§ What is expected: Copy out each line exactly; pictures stay out of the copy.

§ Information shown:
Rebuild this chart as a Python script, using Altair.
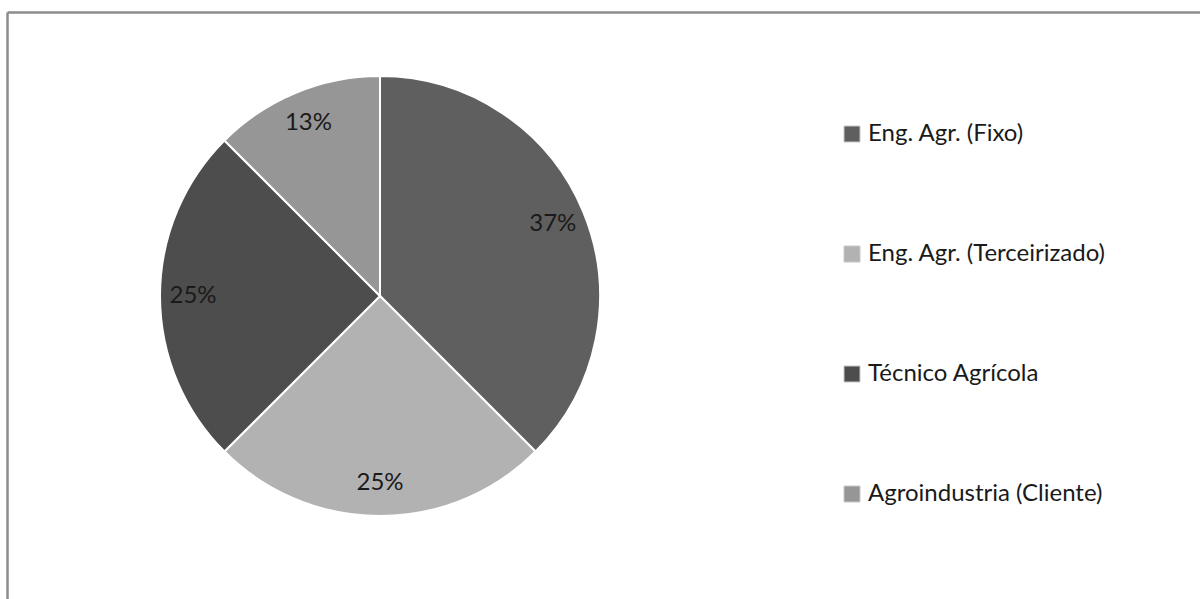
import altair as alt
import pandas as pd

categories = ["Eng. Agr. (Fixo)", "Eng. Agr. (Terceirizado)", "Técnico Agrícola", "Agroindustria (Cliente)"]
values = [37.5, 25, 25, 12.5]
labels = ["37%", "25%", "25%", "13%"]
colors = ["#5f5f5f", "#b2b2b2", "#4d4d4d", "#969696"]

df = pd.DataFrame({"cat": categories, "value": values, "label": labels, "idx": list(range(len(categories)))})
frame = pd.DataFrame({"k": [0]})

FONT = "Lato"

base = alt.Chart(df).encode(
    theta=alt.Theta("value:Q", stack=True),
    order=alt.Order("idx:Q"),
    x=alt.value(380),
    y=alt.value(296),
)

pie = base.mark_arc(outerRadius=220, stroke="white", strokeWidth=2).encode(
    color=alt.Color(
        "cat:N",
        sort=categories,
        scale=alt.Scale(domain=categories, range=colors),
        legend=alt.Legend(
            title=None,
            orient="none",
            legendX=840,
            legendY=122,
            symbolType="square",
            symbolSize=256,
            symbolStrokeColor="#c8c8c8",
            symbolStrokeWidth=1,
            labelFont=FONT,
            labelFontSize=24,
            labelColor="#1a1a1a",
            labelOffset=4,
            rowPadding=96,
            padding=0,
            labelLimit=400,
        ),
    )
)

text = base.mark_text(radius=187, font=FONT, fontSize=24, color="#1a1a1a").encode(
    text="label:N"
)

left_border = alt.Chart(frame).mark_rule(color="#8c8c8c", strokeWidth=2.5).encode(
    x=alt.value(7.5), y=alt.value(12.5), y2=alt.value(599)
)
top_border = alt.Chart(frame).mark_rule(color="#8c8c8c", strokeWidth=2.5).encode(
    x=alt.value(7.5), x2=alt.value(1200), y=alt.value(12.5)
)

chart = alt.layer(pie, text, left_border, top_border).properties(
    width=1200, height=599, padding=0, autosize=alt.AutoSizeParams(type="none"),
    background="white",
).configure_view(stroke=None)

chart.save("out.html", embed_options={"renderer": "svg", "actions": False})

§ The completed task:
Rebuild this chart as a Python script, using Altair.
import altair as alt
import pandas as pd

categories = ["Eng. Agr. (Fixo)", "Eng. Agr. (Terceirizado)", "Técnico Agrícola", "Agroindustria (Cliente)"]
values = [37.5, 25, 25, 12.5]
labels = ["37%", "25%", "25%", "13%"]
colors = ["#5f5f5f", "#b2b2b2", "#4d4d4d", "#969696"]

df = pd.DataFrame({"cat": categories, "value": values, "label": labels, "idx": list(range(len(categories)))})
frame = pd.DataFrame({"k": [0]})

FONT = "Lato"

base = alt.Chart(df).encode(
    theta=alt.Theta("value:Q", stack=True),
    order=alt.Order("idx:Q"),
    x=alt.value(380),
    y=alt.value(296),
)

pie = base.mark_arc(outerRadius=220, stroke="white", strokeWidth=2).encode(
    color=alt.Color(
        "cat:N",
        sort=categories,
        scale=alt.Scale(domain=categories, range=colors),
        legend=alt.Legend(
            title=None,
            orient="none",
            legendX=840,
            legendY=122,
            symbolType="square",
            symbolSize=256,
            symbolStrokeColor="#c8c8c8",
            symbolStrokeWidth=1,
            labelFont=FONT,
            labelFontSize=24,
            labelColor="#1a1a1a",
            labelOffset=4,
            rowPadding=96,
            padding=0,
            labelLimit=400,
        ),
    )
)

text = base.mark_text(radius=187, font=FONT, fontSize=24, color="#1a1a1a").encode(
    text="label:N"
)

left_border = alt.Chart(frame).mark_rule(color="#8c8c8c", strokeWidth=2.5).encode(
    x=alt.value(7.5), y=alt.value(12.5), y2=alt.value(599)
)
top_border = alt.Chart(frame).mark_rule(color="#8c8c8c", strokeWidth=2.5).encode(
    x=alt.value(7.5), x2=alt.value(1200), y=alt.value(12.5)
)

chart = alt.layer(pie, text, left_border, top_border).properties(
    width=1200, height=599, padding=0, autosize=alt.AutoSizeParams(type="none"),
    background="white",
).configure_view(stroke=None)

chart.save("out.html", embed_options={"renderer": "svg", "actions": False})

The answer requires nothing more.